Age class strength is still being evaluated. This evaluation won’t be completed until we’ve aged the fish in a lab setting which will be completed in late fall or early winter. Looking at size structure only, there appear to be good numbers of younger Cutthroat and hybrids. Cutthroat stocking numbers have been bumped up the last couple of years and those fish will start to show up in the fishery this year. The fish stocked last fall (1 year old fish) normally don’t show up in the nets due to their small size. However, last fall’s stocking of Cutthroat was the largest in 5 years and should provide a boost. Egg quality of both Cutthroat and hybrids was good this spring and should translate to good numbers stocked this fall. Wild trout production should be improved this year as well with better water conditions.
Utah Chub numbers were down again this year. The median number was 1.5 per net. What that means is that out of the 50 nets, 25 had either 1 or 0 Chubs caught. That median number is the lowest since 2008 and the second lowest since we began our 50 net survey program in 2004.

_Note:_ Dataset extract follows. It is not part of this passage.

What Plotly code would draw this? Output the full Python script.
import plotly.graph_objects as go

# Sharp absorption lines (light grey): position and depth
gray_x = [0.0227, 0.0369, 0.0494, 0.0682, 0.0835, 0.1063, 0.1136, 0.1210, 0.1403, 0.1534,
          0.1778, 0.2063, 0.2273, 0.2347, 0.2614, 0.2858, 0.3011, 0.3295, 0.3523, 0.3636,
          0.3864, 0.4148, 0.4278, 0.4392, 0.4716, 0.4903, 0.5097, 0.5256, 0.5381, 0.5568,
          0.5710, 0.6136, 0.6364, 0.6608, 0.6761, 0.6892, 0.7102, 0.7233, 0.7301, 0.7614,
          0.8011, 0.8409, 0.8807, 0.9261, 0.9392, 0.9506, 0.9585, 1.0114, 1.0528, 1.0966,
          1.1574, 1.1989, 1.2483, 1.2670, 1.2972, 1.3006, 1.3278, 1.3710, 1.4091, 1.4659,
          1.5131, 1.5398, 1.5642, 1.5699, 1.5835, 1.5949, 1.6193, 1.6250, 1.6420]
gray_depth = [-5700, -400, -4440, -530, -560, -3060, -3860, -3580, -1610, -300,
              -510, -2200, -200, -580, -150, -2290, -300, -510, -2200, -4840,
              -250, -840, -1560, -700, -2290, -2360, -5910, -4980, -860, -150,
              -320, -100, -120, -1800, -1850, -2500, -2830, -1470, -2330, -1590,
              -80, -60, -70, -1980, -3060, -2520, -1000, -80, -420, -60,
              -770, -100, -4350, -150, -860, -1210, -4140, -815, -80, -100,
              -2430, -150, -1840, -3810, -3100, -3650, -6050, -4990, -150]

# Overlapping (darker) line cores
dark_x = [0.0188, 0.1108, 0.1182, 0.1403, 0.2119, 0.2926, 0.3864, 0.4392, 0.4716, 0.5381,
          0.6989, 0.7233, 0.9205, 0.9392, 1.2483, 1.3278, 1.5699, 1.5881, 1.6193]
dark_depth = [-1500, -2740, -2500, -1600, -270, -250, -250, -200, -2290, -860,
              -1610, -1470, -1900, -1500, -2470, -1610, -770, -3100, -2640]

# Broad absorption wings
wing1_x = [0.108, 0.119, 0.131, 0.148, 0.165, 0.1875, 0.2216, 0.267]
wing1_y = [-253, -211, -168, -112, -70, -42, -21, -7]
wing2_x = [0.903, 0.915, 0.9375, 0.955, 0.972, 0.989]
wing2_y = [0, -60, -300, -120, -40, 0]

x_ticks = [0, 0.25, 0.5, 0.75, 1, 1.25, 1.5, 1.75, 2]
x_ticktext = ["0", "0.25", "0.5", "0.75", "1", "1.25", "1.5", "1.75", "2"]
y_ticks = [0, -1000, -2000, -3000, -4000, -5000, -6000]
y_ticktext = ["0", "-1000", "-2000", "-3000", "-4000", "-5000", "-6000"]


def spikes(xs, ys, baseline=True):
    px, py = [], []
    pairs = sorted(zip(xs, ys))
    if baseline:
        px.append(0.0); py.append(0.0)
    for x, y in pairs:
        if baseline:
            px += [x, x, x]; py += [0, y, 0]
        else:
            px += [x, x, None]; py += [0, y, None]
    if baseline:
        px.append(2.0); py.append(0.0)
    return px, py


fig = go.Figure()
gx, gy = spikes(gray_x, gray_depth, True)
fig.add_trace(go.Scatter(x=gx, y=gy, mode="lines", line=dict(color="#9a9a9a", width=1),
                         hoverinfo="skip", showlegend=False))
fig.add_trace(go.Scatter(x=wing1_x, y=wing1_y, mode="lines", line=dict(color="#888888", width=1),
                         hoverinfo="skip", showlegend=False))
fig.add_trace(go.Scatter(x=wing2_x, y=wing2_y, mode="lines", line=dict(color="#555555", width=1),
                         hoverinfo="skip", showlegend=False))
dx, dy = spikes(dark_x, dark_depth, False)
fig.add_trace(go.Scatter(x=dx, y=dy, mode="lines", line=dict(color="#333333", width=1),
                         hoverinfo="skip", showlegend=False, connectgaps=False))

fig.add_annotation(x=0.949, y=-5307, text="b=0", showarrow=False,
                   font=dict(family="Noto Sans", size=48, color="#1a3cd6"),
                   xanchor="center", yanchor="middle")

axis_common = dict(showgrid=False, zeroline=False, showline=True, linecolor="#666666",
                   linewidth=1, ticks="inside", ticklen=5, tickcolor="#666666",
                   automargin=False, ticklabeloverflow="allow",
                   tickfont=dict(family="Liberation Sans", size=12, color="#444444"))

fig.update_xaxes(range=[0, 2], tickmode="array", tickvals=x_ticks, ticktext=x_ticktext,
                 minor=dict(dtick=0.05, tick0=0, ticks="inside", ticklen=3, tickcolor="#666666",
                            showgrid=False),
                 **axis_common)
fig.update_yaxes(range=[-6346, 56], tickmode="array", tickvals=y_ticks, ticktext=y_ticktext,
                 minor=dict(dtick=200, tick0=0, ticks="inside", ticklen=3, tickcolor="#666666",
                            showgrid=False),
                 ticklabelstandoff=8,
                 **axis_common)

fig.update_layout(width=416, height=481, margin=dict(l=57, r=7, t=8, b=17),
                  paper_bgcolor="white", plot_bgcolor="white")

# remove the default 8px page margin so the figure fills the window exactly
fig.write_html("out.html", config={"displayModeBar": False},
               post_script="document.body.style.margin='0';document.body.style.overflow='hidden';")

At this stage environmental factors including: snowpack, tributary inflow and lake level are improved. This normally translates to improved catch rates. Although overall fish numbers are certainly the largest factor in catch rates, environmental factors play a significant role as well. We saw some many large hybrids and Cutthroat last year and we would expect to see large fish again this year. As with last season and a down year, anglers experienced some periods of good fishing with exceptional fish. In reality we’ll get our best preview on opening weekend.